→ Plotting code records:
----------------

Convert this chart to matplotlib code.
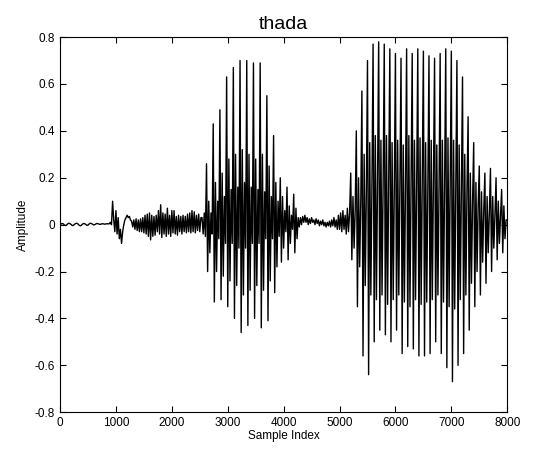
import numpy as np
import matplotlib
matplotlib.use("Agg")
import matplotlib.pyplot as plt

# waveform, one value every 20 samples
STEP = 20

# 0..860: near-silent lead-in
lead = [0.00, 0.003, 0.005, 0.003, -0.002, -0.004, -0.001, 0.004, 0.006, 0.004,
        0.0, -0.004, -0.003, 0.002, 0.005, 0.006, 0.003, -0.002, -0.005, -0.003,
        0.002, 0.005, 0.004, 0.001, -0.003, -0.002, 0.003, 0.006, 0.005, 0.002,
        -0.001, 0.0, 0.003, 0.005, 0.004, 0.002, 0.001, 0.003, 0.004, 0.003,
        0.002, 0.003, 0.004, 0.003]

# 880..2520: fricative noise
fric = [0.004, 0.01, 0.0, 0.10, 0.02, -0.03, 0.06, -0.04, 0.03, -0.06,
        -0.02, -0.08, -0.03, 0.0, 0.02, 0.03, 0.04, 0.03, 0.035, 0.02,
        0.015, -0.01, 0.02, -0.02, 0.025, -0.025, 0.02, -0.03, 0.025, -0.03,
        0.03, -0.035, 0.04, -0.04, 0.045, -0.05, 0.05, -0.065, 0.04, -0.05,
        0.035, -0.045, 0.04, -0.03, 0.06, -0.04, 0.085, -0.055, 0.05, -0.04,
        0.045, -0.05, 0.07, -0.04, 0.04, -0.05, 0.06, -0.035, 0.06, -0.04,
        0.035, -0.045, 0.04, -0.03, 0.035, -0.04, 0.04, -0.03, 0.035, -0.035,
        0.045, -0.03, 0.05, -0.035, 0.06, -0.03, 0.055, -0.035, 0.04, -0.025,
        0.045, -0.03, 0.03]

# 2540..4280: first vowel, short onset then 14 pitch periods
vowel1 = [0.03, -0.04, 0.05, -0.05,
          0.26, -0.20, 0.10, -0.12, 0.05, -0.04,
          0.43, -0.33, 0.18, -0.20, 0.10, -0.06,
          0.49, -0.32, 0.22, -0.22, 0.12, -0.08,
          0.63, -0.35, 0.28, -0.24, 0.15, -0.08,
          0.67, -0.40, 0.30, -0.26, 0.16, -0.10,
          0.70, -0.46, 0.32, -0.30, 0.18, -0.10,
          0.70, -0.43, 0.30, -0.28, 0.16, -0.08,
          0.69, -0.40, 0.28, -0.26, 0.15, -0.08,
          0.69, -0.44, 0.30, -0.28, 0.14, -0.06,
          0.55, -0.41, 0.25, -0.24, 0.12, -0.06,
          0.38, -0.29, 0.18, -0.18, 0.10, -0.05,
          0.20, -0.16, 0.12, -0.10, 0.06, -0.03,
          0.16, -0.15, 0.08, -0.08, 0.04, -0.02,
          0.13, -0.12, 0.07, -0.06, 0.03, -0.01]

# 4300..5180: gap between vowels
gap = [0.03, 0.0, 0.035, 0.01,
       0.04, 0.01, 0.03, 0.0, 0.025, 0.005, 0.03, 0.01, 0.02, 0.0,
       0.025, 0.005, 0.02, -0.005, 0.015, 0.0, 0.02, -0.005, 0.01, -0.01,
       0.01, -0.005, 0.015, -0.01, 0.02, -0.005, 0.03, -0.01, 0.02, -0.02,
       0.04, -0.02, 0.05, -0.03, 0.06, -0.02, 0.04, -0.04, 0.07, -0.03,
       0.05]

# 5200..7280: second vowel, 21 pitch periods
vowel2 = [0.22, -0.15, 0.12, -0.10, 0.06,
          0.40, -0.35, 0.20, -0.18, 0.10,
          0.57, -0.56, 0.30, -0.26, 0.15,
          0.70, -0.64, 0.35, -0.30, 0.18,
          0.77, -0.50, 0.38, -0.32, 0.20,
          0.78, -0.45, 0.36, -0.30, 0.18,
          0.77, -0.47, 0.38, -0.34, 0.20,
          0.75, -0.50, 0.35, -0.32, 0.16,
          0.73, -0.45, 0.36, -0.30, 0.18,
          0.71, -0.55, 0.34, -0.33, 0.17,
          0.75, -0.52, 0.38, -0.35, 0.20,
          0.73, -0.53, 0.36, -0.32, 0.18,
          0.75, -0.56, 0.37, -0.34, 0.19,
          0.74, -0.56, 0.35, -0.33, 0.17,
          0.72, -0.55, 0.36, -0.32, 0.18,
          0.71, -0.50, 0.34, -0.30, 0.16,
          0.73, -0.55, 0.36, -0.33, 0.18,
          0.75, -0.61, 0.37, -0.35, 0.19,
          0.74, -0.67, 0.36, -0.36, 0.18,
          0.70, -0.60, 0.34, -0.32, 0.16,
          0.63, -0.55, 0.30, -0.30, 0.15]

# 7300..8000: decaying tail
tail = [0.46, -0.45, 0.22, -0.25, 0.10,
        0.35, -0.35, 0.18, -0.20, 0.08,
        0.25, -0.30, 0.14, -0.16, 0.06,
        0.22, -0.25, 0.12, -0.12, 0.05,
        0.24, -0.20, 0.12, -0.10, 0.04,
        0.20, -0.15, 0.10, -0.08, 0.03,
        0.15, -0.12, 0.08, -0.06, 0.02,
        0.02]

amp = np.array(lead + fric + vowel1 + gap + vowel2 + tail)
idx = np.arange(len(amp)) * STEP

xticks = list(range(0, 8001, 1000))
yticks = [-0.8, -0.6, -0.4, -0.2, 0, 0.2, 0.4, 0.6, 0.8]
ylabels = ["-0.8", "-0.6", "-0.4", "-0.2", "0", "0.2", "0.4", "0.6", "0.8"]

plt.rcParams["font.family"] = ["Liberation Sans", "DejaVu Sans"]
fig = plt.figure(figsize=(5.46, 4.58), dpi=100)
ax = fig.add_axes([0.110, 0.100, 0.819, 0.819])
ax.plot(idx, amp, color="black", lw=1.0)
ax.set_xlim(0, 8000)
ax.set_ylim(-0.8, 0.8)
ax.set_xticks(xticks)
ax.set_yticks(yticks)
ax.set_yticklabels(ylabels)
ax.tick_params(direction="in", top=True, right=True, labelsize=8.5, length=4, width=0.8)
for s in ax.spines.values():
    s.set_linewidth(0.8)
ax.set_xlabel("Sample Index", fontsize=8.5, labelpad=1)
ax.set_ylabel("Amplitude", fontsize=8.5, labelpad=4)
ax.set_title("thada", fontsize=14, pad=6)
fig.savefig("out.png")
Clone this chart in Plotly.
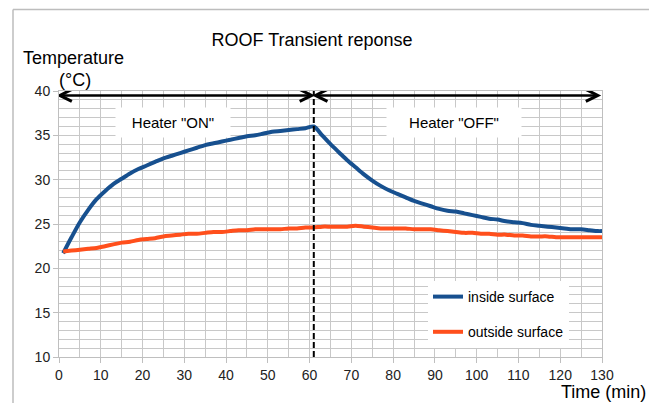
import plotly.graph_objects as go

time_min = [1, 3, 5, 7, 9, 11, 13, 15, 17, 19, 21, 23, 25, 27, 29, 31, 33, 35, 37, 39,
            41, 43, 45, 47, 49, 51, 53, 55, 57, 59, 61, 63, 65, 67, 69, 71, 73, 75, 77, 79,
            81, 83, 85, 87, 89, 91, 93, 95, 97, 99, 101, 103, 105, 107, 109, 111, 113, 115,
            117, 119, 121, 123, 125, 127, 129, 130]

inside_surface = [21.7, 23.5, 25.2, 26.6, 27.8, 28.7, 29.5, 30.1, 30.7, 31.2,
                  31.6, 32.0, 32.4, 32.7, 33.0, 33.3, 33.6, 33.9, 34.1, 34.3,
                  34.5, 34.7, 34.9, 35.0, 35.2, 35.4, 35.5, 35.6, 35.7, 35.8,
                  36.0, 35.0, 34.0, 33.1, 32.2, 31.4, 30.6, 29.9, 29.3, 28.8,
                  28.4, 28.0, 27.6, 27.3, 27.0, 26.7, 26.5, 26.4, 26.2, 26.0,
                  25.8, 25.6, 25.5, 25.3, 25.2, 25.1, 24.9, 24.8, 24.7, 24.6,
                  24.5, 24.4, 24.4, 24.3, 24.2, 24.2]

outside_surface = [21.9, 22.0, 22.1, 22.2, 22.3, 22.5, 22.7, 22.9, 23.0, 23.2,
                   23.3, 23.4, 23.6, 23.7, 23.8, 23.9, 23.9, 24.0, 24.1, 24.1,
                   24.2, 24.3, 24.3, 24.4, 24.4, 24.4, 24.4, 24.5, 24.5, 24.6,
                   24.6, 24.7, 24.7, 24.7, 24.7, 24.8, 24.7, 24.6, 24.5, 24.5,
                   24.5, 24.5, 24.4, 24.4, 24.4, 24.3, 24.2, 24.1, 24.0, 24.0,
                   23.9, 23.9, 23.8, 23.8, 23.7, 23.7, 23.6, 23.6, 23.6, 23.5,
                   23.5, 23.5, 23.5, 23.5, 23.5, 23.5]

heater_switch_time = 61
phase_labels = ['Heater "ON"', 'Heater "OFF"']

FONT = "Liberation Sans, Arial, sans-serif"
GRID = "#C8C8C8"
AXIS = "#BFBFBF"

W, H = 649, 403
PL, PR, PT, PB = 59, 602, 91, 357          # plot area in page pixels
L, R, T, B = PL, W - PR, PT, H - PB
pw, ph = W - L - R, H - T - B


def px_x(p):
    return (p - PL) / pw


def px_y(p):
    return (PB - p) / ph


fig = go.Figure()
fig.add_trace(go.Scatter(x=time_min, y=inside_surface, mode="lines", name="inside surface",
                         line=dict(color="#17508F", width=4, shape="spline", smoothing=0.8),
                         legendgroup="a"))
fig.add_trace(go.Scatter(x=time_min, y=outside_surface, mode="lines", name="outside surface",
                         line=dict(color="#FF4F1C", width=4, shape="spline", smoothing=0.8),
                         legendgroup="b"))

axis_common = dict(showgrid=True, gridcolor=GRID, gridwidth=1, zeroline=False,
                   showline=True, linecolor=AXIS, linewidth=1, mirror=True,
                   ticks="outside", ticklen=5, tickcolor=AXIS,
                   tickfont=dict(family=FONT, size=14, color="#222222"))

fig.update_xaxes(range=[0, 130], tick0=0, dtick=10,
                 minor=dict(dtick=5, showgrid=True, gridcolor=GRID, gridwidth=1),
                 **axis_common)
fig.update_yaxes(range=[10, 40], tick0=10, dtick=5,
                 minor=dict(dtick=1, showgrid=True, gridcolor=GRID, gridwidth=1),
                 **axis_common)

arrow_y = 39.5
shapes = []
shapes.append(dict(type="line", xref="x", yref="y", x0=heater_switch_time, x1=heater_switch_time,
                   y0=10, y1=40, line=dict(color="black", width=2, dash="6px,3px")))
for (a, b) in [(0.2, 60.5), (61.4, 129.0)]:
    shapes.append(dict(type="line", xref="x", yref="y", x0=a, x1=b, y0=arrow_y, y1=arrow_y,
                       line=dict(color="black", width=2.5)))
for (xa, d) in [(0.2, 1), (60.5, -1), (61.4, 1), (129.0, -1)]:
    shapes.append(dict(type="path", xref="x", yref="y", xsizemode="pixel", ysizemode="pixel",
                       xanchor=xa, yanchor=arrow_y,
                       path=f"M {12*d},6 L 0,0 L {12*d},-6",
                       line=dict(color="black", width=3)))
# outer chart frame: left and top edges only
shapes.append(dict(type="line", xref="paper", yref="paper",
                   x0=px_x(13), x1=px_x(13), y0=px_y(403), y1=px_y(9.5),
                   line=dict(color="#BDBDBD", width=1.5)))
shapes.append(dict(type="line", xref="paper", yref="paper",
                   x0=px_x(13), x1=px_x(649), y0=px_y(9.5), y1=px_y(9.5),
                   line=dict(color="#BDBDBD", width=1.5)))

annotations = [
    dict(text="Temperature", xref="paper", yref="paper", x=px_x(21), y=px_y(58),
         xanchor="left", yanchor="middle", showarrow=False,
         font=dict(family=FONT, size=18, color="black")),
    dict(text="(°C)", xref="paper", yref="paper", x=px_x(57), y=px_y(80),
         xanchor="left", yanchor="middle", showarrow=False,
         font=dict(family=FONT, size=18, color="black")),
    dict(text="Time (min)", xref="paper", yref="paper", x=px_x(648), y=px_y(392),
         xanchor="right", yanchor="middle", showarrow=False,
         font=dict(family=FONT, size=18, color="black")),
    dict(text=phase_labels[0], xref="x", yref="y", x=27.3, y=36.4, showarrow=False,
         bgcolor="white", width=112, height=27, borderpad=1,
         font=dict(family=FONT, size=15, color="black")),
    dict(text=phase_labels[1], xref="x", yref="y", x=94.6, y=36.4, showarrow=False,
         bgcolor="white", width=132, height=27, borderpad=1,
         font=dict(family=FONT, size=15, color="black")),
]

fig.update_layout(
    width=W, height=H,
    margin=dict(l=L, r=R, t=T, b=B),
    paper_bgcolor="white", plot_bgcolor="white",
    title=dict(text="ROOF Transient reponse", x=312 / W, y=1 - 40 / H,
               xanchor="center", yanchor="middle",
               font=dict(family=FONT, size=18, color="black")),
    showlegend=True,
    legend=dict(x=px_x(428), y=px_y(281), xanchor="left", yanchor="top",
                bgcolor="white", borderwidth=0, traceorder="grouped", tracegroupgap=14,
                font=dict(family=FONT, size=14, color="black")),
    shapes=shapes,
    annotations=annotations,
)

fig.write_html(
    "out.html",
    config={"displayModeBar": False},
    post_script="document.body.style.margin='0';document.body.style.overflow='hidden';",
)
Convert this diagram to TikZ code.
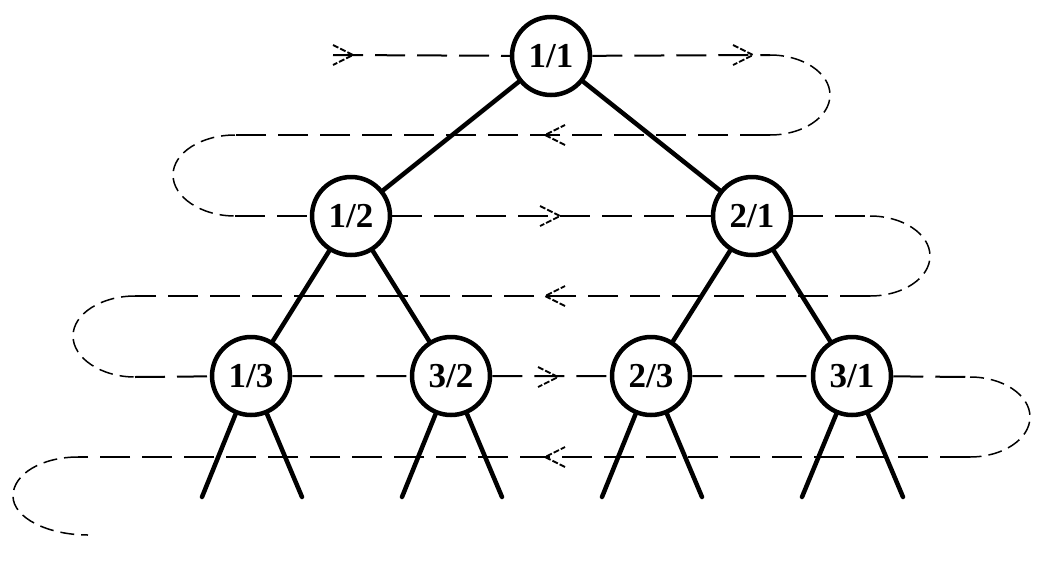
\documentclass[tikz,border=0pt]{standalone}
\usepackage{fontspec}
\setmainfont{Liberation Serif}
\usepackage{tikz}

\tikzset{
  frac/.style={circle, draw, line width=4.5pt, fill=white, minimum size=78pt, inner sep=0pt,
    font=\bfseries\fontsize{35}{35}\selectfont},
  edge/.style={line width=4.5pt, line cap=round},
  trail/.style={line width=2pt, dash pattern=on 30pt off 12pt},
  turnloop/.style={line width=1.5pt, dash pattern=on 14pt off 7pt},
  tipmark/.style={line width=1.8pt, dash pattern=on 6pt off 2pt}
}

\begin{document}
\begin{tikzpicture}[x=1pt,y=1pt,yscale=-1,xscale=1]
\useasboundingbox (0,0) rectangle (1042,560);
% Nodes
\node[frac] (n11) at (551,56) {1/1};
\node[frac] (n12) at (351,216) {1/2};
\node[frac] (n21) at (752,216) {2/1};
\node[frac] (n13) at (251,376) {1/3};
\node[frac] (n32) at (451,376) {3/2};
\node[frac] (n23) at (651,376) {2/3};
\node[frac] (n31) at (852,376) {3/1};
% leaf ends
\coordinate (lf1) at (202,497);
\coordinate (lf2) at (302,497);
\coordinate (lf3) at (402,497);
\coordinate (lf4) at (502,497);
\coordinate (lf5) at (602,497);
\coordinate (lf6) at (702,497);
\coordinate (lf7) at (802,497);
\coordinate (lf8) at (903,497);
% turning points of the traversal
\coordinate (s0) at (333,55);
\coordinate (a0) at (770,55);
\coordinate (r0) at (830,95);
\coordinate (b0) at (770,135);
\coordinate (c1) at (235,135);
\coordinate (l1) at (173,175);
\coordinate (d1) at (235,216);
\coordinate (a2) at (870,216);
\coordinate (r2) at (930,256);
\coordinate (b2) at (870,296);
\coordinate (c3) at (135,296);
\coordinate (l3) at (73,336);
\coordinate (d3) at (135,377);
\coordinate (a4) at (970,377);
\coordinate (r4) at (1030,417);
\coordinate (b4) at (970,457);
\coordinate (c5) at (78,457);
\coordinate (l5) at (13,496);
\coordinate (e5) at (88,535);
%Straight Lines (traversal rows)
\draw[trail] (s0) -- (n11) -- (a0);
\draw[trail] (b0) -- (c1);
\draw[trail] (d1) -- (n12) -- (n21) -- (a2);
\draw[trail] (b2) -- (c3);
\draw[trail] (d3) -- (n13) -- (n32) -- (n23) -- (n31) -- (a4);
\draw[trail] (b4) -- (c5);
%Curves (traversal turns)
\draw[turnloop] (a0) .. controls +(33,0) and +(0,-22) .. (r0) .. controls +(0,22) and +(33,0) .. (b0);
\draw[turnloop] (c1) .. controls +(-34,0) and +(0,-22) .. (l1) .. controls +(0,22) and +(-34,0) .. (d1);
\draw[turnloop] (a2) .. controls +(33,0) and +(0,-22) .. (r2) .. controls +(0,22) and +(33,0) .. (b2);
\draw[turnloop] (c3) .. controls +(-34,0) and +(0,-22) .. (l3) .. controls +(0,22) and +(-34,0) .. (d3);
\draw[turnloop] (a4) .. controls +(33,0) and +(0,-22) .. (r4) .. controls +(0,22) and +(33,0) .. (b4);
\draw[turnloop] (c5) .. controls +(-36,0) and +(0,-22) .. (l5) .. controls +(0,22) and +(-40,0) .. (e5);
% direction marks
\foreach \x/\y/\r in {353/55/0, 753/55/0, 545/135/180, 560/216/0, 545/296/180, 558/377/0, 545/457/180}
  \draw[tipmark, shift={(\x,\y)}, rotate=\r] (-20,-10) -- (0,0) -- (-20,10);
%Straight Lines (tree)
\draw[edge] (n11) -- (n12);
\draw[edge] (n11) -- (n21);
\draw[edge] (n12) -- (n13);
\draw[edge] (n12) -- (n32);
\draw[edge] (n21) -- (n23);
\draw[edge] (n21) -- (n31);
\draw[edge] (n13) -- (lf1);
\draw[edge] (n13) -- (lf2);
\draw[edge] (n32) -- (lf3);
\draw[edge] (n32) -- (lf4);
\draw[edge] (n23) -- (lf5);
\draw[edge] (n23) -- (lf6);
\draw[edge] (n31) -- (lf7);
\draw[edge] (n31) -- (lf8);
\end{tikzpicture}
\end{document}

----------------

→ Written request: From the records above, quote word for word only the lines beginning at the line that has "Clone this chart in Plotly." and stopping after the line that has "24.5, 24.4, 24.4, 24.3, 24.2, 24.2]". Omit the pictures.

→ Right answer:
Clone this chart in Plotly.
import plotly.graph_objects as go

time_min = [1, 3, 5, 7, 9, 11, 13, 15, 17, 19, 21, 23, 25, 27, 29, 31, 33, 35, 37, 39,
            41, 43, 45, 47, 49, 51, 53, 55, 57, 59, 61, 63, 65, 67, 69, 71, 73, 75, 77, 79,
            81, 83, 85, 87, 89, 91, 93, 95, 97, 99, 101, 103, 105, 107, 109, 111, 113, 115,
            117, 119, 121, 123, 125, 127, 129, 130]

inside_surface = [21.7, 23.5, 25.2, 26.6, 27.8, 28.7, 29.5, 30.1, 30.7, 31.2,
                  31.6, 32.0, 32.4, 32.7, 33.0, 33.3, 33.6, 33.9, 34.1, 34.3,
                  34.5, 34.7, 34.9, 35.0, 35.2, 35.4, 35.5, 35.6, 35.7, 35.8,
                  36.0, 35.0, 34.0, 33.1, 32.2, 31.4, 30.6, 29.9, 29.3, 28.8,
                  28.4, 28.0, 27.6, 27.3, 27.0, 26.7, 26.5, 26.4, 26.2, 26.0,
                  25.8, 25.6, 25.5, 25.3, 25.2, 25.1, 24.9, 24.8, 24.7, 24.6,
                  24.5, 24.4, 24.4, 24.3, 24.2, 24.2]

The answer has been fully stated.